Rahul Manepalli, right, Intel’s module engineering leader, shows a glass substrate panel before it’s sliced into the small rectangles that will be bonded to the undersides of hundreds of test processors. I was one of just two journalists who visited Intel’s CH8 facility in Chandler, Arizona, to get the first look at how this technology works, and I took all the photos you’ll see here.  

The technology stands to improve performance and power consumption of advanced processors arriving later this decade. Glass substrates should permit physically larger processors comprising several small “chiplets” for AI and data center work, but Intel expects they’ll trickle down to PCs, too.

Intel lays down patterns on glass substrates to route data and power signals through a complex 3D network between a processor and its circuit board. The company uses a variation of the lithography machines that etch circuitry onto computer chips, though not with nearly as fine a patterning resolution.

A tray holds a pair of Intel test chips mounted into a processor package using a glass substrate. One part of the substrate’s job is to route data and electricity from the hundreds of yellow contacts shown here to many more on the underside of the silicon processor itself.

A tray holds a trio of test processors Intel build to evaluate its glass substrate technology, a packaging development it expects will enable much larger processors made of several interlinked chiplets. 

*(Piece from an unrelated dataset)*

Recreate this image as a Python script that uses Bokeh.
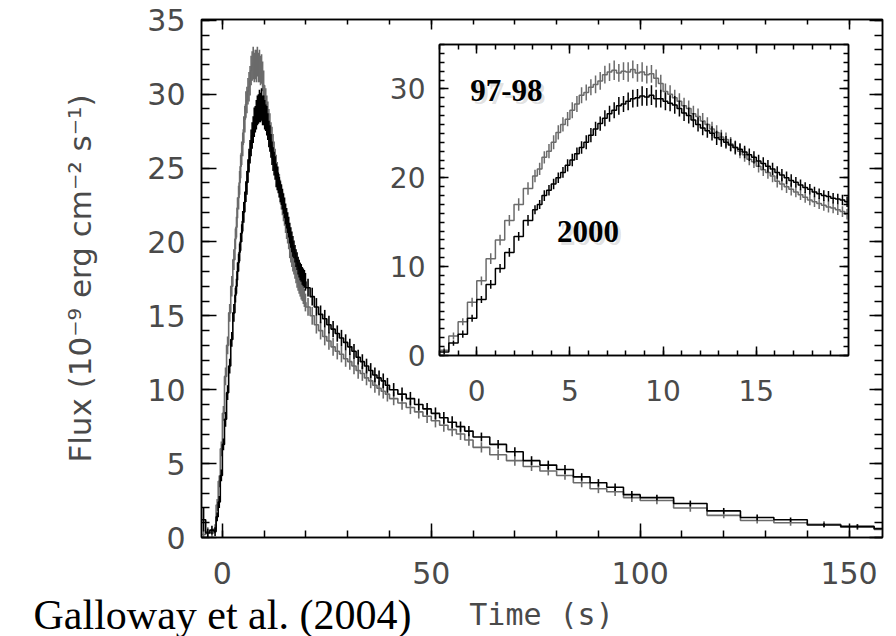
from bokeh.plotting import figure
from bokeh.models import (Range1d, LinearAxis, SingleIntervalTicker, Label, GridBox, Column,
                          ColumnDataSource, CustomJSTickFormatter)
from bokeh.embed import file_html
from bokeh.resources import INLINE

# ---------------- data ----------------
# time binning: (start, stop, bin width) in seconds
bin_segments = [(-5.0, -2.0, 1.0), (-2.0, 3.0, 0.5), (3.0, 20.0, 0.25),
                (20.0, 40.0, 1.0), (40.0, 60.0, 2.0), (60.0, 100.0, 4.0), (100.0, 164.0, 8.0)]

# 1997-98 burst (grey), flux in 1e-9 erg cm^-2 s^-1
flux_9798 = [0.2, 0.4, 0.3,
             0.6, 2.2, 3.8, 6.0, 8.4, 10.9, 13.0, 15.2, 17.0, 18.8,
             20.2, 21.0, 22.3, 23.0, 24.0, 25.1, 26.0, 26.6,
             27.6, 28.3, 29.3, 29.6, 30.2, 30.5, 30.9, 31.6,
             31.9, 32.1, 31.8, 32.0, 31.9, 32.2, 31.8, 31.9,
             31.6, 31.7, 31.2, 30.6, 29.7, 29.4, 29.0, 28.6,
             28.1, 27.8, 27.2, 26.9, 26.4, 26.0, 25.5, 25.1,
             24.6, 24.3, 23.8, 23.4,
             23.0, 22.6, 22.1, 21.8, 21.3, 20.9, 20.6, 20.2, 19.6, 19.3, 19.0, 18.7,
             18.4, 18.1, 17.8, 17.5, 17.3, 17.1, 16.9, 16.7, 16.6, 16.4, 16.2, 15.9,
             15.6, 15.0, 14.4, 14.0, 13.6, 13.3, 12.9, 12.6, 12.4, 12.1,
             11.9, 11.6, 11.3, 11.1, 10.8, 10.6, 10.3, 10.1, 9.9, 9.7,
             9.4, 9.1, 8.8, 8.5, 8.2, 7.9, 7.6, 7.3, 7.0, 6.6,
             6.1, 5.6, 5.2, 4.8, 4.5, 4.2, 3.7, 3.3, 3.1, 2.7,
             2.5, 2.0, 1.5, 1.15, 1.0, 0.9, 0.7, 0.55]
err_9798 = [0.3, 0.3, 0.3,
            0.3, 0.4, 0.4, 0.5, 0.5, 0.6, 0.6, 0.6, 0.7, 0.7,
            0.7, 0.7, 0.7, 0.8, 0.8, 0.8, 0.8, 0.8,
            0.9, 0.9, 0.9, 0.9, 0.9, 1.0, 1.0, 1.0,
            1.0, 1.1, 1.0, 1.0, 1.1, 1.0, 1.0, 1.1,
            1.0, 1.0, 1.0, 1.0, 0.9, 1.0, 0.9, 0.9,
            0.9, 0.9, 0.9, 0.9, 0.9, 0.8, 0.8, 0.8,
            0.8, 0.8, 0.8, 0.8,
            0.8, 0.8, 0.7, 0.7, 0.7, 0.7, 0.7, 0.7, 0.7, 0.7, 0.7, 0.7,
            0.6, 0.6, 0.6, 0.6, 0.6, 0.6, 0.6, 0.6, 0.6, 0.6, 0.6, 0.6,
            0.6, 0.6, 0.6, 0.6, 0.6, 0.6, 0.6, 0.55, 0.55, 0.55,
            0.55, 0.55, 0.55, 0.5, 0.5, 0.5, 0.5, 0.5, 0.5, 0.5,
            0.45, 0.45, 0.45, 0.45, 0.45, 0.45, 0.45, 0.45, 0.4, 0.4,
            0.35, 0.35, 0.35, 0.3, 0.3, 0.3, 0.3, 0.3, 0.3, 0.3,
            0.25, 0.25, 0.2, 0.2, 0.2, 0.2, 0.2, 0.2]

# 2000 burst (black)
flux_2000 = [1.2, 0.3, 0.5,
             0.4, 1.4, 2.4, 4.2, 6.3, 8.0, 9.8, 11.6, 13.4, 15.2,
             16.4, 17.0, 18.0, 18.6, 19.3, 20.0, 20.6, 21.4,
             22.0, 22.7, 23.4, 24.0, 24.8, 25.5, 26.1, 26.7,
             27.2, 27.6, 28.1, 28.3, 28.6, 28.9, 29.0, 29.2,
             29.1, 29.3, 28.9, 28.9, 28.6, 28.4, 28.2, 27.8,
             27.3, 27.0, 26.5, 26.0, 25.6, 25.3, 25.0, 24.5,
             24.3, 24.0, 23.7, 23.4,
             23.2, 22.9, 22.6, 22.3, 21.9, 21.6, 21.3, 21.0, 20.6, 20.3, 20.0, 19.7,
             19.5, 19.2, 18.9, 18.7, 18.4, 18.2, 18.0, 17.9, 17.7, 17.6, 17.5, 17.3,
             16.9, 16.3, 15.6, 15.1, 14.8, 14.4, 14.1, 13.8, 13.5, 13.2,
             12.9, 12.6, 12.2, 11.9, 11.6, 11.3, 11.0, 10.8, 10.6, 10.3,
             10.0, 9.7, 9.4, 9.0, 8.7, 8.4, 8.1, 7.8, 7.5, 7.2,
             6.8, 6.3, 5.8, 5.2, 4.9, 4.6, 4.1, 3.7, 3.4, 2.9,
             2.7, 2.3, 1.8, 1.35, 1.2, 0.85, 0.75, 0.6]
err_2000 = [0.8, 0.3, 0.3,
            0.3, 0.3, 0.4, 0.4, 0.4, 0.5, 0.5, 0.5, 0.5, 0.6,
            0.5, 0.5, 0.6, 0.6, 0.6, 0.6, 0.6, 0.7,
            0.7, 0.7, 0.7, 0.8, 0.8, 0.8, 0.8, 0.9,
            0.9, 0.9, 1.0, 0.9, 1.0, 1.0, 1.0, 1.1,
            1.0, 1.1, 1.0, 1.0, 1.0, 0.9, 1.0, 0.9,
            0.9, 0.9, 0.8, 0.8, 0.8, 0.8, 0.8, 0.8,
            0.8, 0.7, 0.7, 0.7,
            0.7, 0.7, 0.7, 0.7, 0.7, 0.7, 0.7, 0.7, 0.7, 0.7, 0.7, 0.7,
            0.6, 0.6, 0.6, 0.6, 0.6, 0.6, 0.6, 0.6, 0.6, 0.6, 0.6, 0.6,
            0.6, 0.6, 0.6, 0.6, 0.6, 0.6, 0.55, 0.55, 0.55, 0.55,
            0.55, 0.5, 0.5, 0.5, 0.5, 0.5, 0.5, 0.5, 0.5, 0.5,
            0.45, 0.45, 0.45, 0.4, 0.4, 0.4, 0.4, 0.4, 0.35, 0.35,
            0.3, 0.3, 0.3, 0.3, 0.3, 0.3, 0.25, 0.25, 0.25, 0.25,
            0.2, 0.2, 0.2, 0.2, 0.15, 0.15, 0.15, 0.15]

series_labels = ["97-98", "2000"]
series_colors = ["#6b6b6b", "#000000"]

main_x_range = (-5.0, 158.0)
main_y_range = (0.0, 35.05)
inset_x_range = (-2.0, 19.95)
inset_y_range = (0.0, 35.0)

W, H = 896, 636

# ---------------- bin geometry ----------------
edges = []
for start, stop, width in bin_segments:
    n = int(round((stop - start) / width))
    edges.extend(start + width * i for i in range(n))
edges.append(bin_segments[-1][1])
centers = [(edges[i] + edges[i + 1]) / 2 for i in range(len(edges) - 1)]

TICK_FONT = "DejaVu Sans"
TICK_COLOR = "#4a4a4a"


def draw_series(fig, flux, err, color, lw):
    step_src = ColumnDataSource(dict(x=edges, y=flux + [flux[-1]]))
    fig.step("x", "y", source=step_src, mode="after", line_color=color, line_width=lw)
    err_src = ColumnDataSource(dict(x=centers,
                                    lo=[f - e for f, e in zip(flux, err)],
                                    hi=[f + e for f, e in zip(flux, err)]))
    fig.segment(x0="x", y0="lo", x1="x", y1="hi", source=err_src, line_color=color, line_width=lw)


def style_axis(ax, major_in, minor_in, font_size, standoff, labels=True):
    ax.major_tick_in = major_in
    ax.major_tick_out = 0
    ax.minor_tick_in = minor_in
    ax.minor_tick_out = 0
    ax.axis_line_color = "black"
    ax.axis_line_width = 1.5
    ax.major_tick_line_color = "black"
    ax.minor_tick_line_color = "black"
    ax.major_tick_line_width = 1.5
    ax.minor_tick_line_width = 1.5
    if labels:
        ax.major_label_text_font = TICK_FONT
        ax.major_label_text_font_size = font_size
        ax.major_label_text_color = TICK_COLOR
        ax.major_label_standoff = standoff
    else:
        ax.formatter = CustomJSTickFormatter(code="return ''")
        ax.major_label_text_font_size = "1px"
        ax.major_label_standoff = 0


# ---------------- main figure ----------------
main = figure(width=W, height=H,
              x_range=Range1d(*main_x_range), y_range=Range1d(*main_y_range),
              min_border_left=201, min_border_right=14, min_border_top=19, min_border_bottom=99,
              output_backend="svg", toolbar_location=None,
              background_fill_color="white", border_fill_color="white",
              outline_line_color="black", outline_line_width=1.5)
main.grid.visible = False

main.xaxis.ticker = SingleIntervalTicker(interval=50, num_minor_ticks=5)
main.yaxis.ticker = SingleIntervalTicker(interval=5, num_minor_ticks=5)
style_axis(main.xaxis[0], 14, 7, "30px", 24)
style_axis(main.yaxis[0], 15, 8, "30px", 16)
main.yaxis.axis_label = "Flux (10⁻⁹ erg cm⁻² s⁻¹)"
main.yaxis.axis_label_text_font = TICK_FONT
main.yaxis.axis_label_text_font_style = "normal"
main.yaxis.axis_label_text_font_size = "31px"
main.yaxis.axis_label_text_color = TICK_COLOR
main.yaxis.axis_label_standoff = 46

top_ax = LinearAxis(ticker=SingleIntervalTicker(interval=50, num_minor_ticks=5))
style_axis(top_ax, 10, 5, None, 0, labels=False)
main.add_layout(top_ax, "above")
right_ax = LinearAxis(ticker=SingleIntervalTicker(interval=5, num_minor_ticks=5))
style_axis(right_ax, 13, 8, None, 0, labels=False)
main.add_layout(right_ax, "right")

draw_series(main, flux_9798, err_9798, series_colors[0], 1.6)
draw_series(main, flux_2000, err_2000, series_colors[1], 1.6)

# ---------------- inset figure (same canvas size, frame placed by borders) ----------------
inset = figure(width=W, height=H,
               x_range=Range1d(*inset_x_range), y_range=Range1d(*inset_y_range),
               min_border_left=439, min_border_right=48, min_border_top=44, min_border_bottom=281,
               output_backend="svg", toolbar_location=None,
               background_fill_color="white", border_fill_alpha=0.0,
               outline_line_color="black", outline_line_width=1.5)
inset.grid.visible = False
inset.xaxis.ticker = SingleIntervalTicker(interval=5, num_minor_ticks=5)
inset.yaxis.ticker = SingleIntervalTicker(interval=10, num_minor_ticks=10)
style_axis(inset.xaxis[0], 9, 5, "28px", 24)
style_axis(inset.yaxis[0], 9, 5, "28px", 14)
itop = LinearAxis(ticker=SingleIntervalTicker(interval=5, num_minor_ticks=5))
style_axis(itop, 9, 5, None, 0, labels=False)
inset.add_layout(itop, "above")
iright = LinearAxis(ticker=SingleIntervalTicker(interval=10, num_minor_ticks=10))
style_axis(iright, 9, 5, None, 0, labels=False)
inset.add_layout(iright, "right")

draw_series(inset, flux_9798, err_9798, series_colors[0], 1.5)
draw_series(inset, flux_2000, err_2000, series_colors[1], 1.5)

label_pos = [(-0.35, 28.6), (4.3, 12.8)]
for (lx, ly), txt in zip(label_pos, series_labels):
    inset.add_layout(Label(x=lx, y=ly, text=txt, text_font="Liberation Serif",
                           text_font_style="bold", text_font_size="31px",
                           text_color="#9a9a9a", text_alpha=0.3, x_offset=3, y_offset=-3))
    inset.add_layout(Label(x=lx, y=ly, text=txt, text_font="Liberation Serif",
                           text_font_style="bold", text_font_size="31px",
                           text_color="black"))

# ---------------- text overlay (pixel space of the page) ----------------
overlay = figure(width=W, height=H, x_range=Range1d(0, W), y_range=Range1d(H, 0),
                 title=None, min_border=0, x_axis_type=None, y_axis_type=None,
                 output_backend="svg", toolbar_location=None,
                 background_fill_alpha=0.0, border_fill_alpha=0.0, outline_line_color=None)
overlay.grid.visible = False
overlay.add_layout(Label(x=33, y=614, text="Galloway et al. (2004)", text_font="Liberation Serif",
                         text_font_size="42px", text_color="black", text_baseline="alphabetic"))
overlay.add_layout(Label(x=541, y=614, text="Time (s)", text_font="DejaVu Sans Mono",
                         text_font_size="30px", text_color=TICK_COLOR,
                         text_align="center", text_baseline="alphabetic"))

# each figure wrapped in its own column so that the grid does not align their frames
root = GridBox(children=[(Column(main), 0, 0), (Column(inset), 0, 0), (Column(overlay), 0, 0)])

with open("out.html", "w") as f:
    f.write(file_html(root, INLINE))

Each of these rectangles, about the size of a stubby stick of chewing gum, is a glass substrate element that fits underneath a processor to connect its power and data pathways. Intel expects the technology to be mature later this decade. This photo shows a portion of a larger glass panel measuring 510x515mm that later will be sliced up for attachment to a test chip.

A two-story machine, sealed away from cleanroom air and longer than most buses, handles glass panels measuring 510x515mm that are transformed into complex multilayered rectangles for routing data and power to a processor.

Thousands of tiny contact points look like pale yellow rectangules atop this glass substrate that later will be connected to a test chip.

Intel built eight major chip fabrication plants, or fabs, CH1 through CH8, in Chandler, Arizona, decades ago. It’s reused many of the boxy buildings for new work, like the development of glass substrate technology in CH8. The Phoenix suburb can be scorching hot even in September.

The inside of CH8, an Intel facility in the Phoenix suburb of Chandler, Arizona, is packed with equipment for manufacturing the substrates that lie beneath processors and other packaging technology. It’s where Intel developed its EMIB (embedded multidie interconnect bridge) technology in past years and is working on glass substrates today.

This stack of organic substrates in Intel’s CH8 facility shows a technology for packaging processors that caught on more than two decades ago. It uses an epoxy resin to connect processors to the their circuit boards. Organic substrates largely replaced ceramic substrates, and Intel and analysts expect glass will replace organic substrates in many situations.

For its glass substrates, Intel reuses the 510x515mm substrate panel sizes that earlier substrates use. This substrate panel will be sliced up, one rectangle per test processor.

A real-world example of Intel’s packaging technology is Intel’s Sapphire Rapids, a large Xeon processor for data centers. Intel combines four CPU tiles, each also called a die or chiplet, into one larger processor. Intel’s EMIB (embedded multidie interconnect bridge), a thin sliver of silicon underneath the edges where the tiles abut, supply data links across the processor so it behaves like one larger unit.

The package that houses the four Sapphire Rapids chiplets is studded with thousands of small electrical contacts for communication and power. The lighter-colored rectangles along the central crosshair shape are where EMIB communication bridges will be placed for communication links across the chiplets.

This processor test package shows how Intel can link a cluster of chiplets into one larger processor. The individual chiplets can be made by different companies, with different manufacturing processes optimal for each one’s cost and performance.

The bottom of the Sapphire Rapids Xeon chip is covered with thousands of tiny metal contact patches for data and power links. This whole package will be pressed with hundreds of pounds of force onto a circuit board to ensure good electrical contacts.

This closeup photo of the bottom of the Sapphire Rapids Xeon server chip shows how densely packed the metal contact patches are for data and power links.

This is a 300mm silicon wafer, tiled with hundreds of slivers of silicon, each a tiny bridge to be tucked under adjoining processor chiplets to serve as a communications link. They’re a key part of Intel’s EMIB packaging technology.

A 300mm wafer is tiled with hundreds of slivers of silicon, each a tiny silicon communication link between pairs of chiplets. Intel developed the technology, called EMIB, to help make larger processors like its Sapphire Rapids server product.

This plastic case houses a stack of metal heat spreaders made of nickel-plated copper. These “lids” are fitted to the top of server processors to conduct away heat to air- or water-cooling systems. Modern data center processors can draw a whopping 700 watts of power, and Intel sees kilowatt chips on the horizon, so there’s a lot of heat to get rid of. The dense metal is hard to heft with just one hand.

CNET reporter Stephen Shankland is reflected in a 300mm silicon wafer.